The German leader is expected to urge the public to heed government recommendations to stay home, after Europe's biggest economy announced sweeping new measures to slow the spread of the novel coronavirus.
Aside from her annual New Year's Eve address, it will be the first time in her 15-year tenure as chancellor that Merkel has addressed citizens directly via a televised statement.
The chancellor will not announce “new measures” in the address, which will be broadcast by Germany's two major broadcasters ARD and ZDF, government spokesman Steffen Seibert said.
“It will be about what now has to be done in Germany in order to slow the spread of the virus and how each individual should play their part in that,” he said.
On Monday, the government and federal states announced drastic new restrictions to public life, including the closure of all non-essential shops and a ban on religious gatherings.
Supermarkets, banks and pharmacies are among the shops allowed to stay open, while bars, clubs, swimming pools and cinemas have been told to close.

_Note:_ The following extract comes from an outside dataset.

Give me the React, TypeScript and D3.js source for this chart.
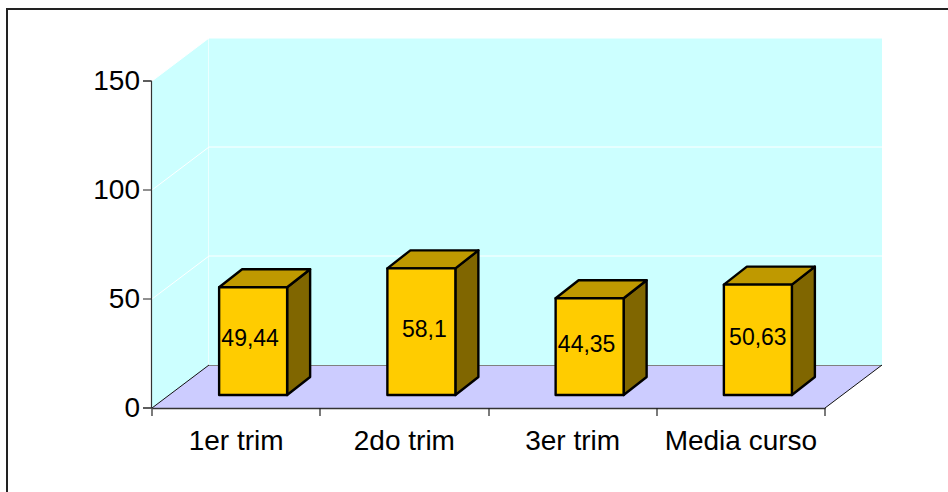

Merkel and German President Frank-Walter Steinmeier also urged citizens to “stay home” and to cancel holidays “at home and abroad”.
Germany is among the countries worst hit by the coronavirus pandemic, with latest figures showing the number of confirmed COVID-19 cases is approaching 10,000.

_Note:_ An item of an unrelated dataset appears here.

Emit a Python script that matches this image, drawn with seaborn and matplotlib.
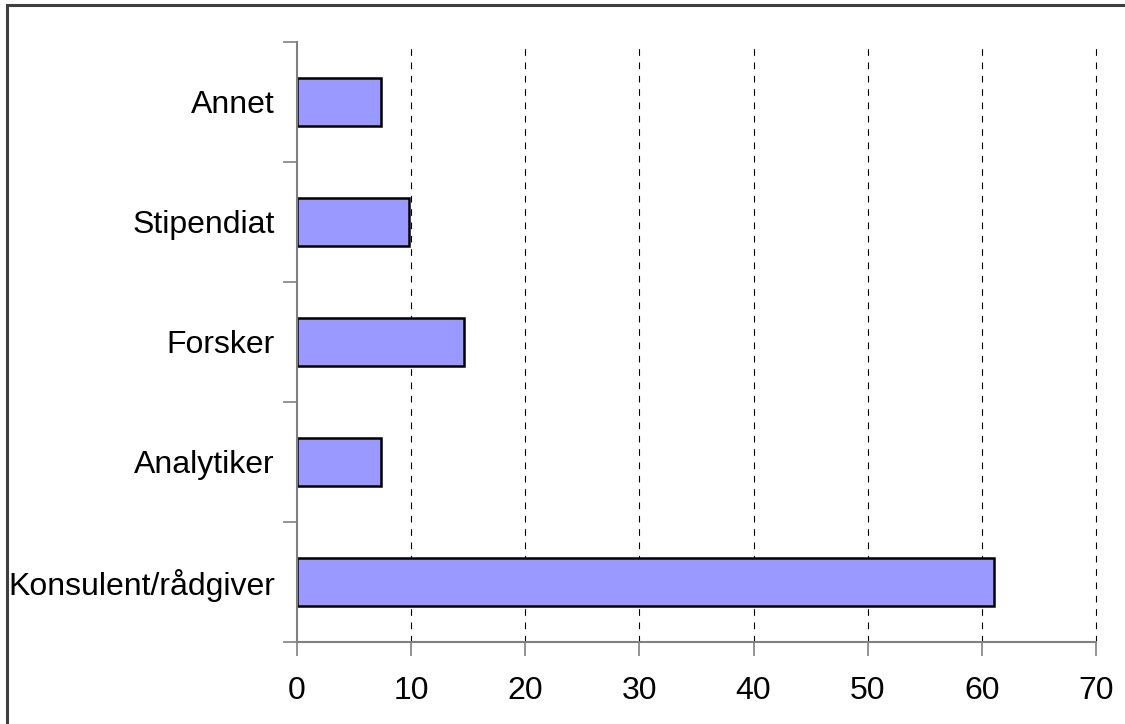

A total of 26 people have died in connection with the virus, according to data from Johns Hopkins University and Robert Koch Institute.
On Tuesday morning there were about 7,272 confirmed cases and under 20 reported deaths.
The RKI for public health, which publishes the official figures, urged citizens to avoid social contact and warned of an exponential rise in infections early Wednesday.
“If we don't manage to sustainably and effectively reduce contact between people over a matter of weeks, then it is possible we will have up to 10 million cases within two to three months,” said RKI president Lothar Wieler at a press conference.
Wieler also called on clinics and hospitals to expand their intensive and respiratory care facilities “as much as possible”, saying capacities should “at least double”.
“Train students, activate doctors who may have gone into retirement,” he said.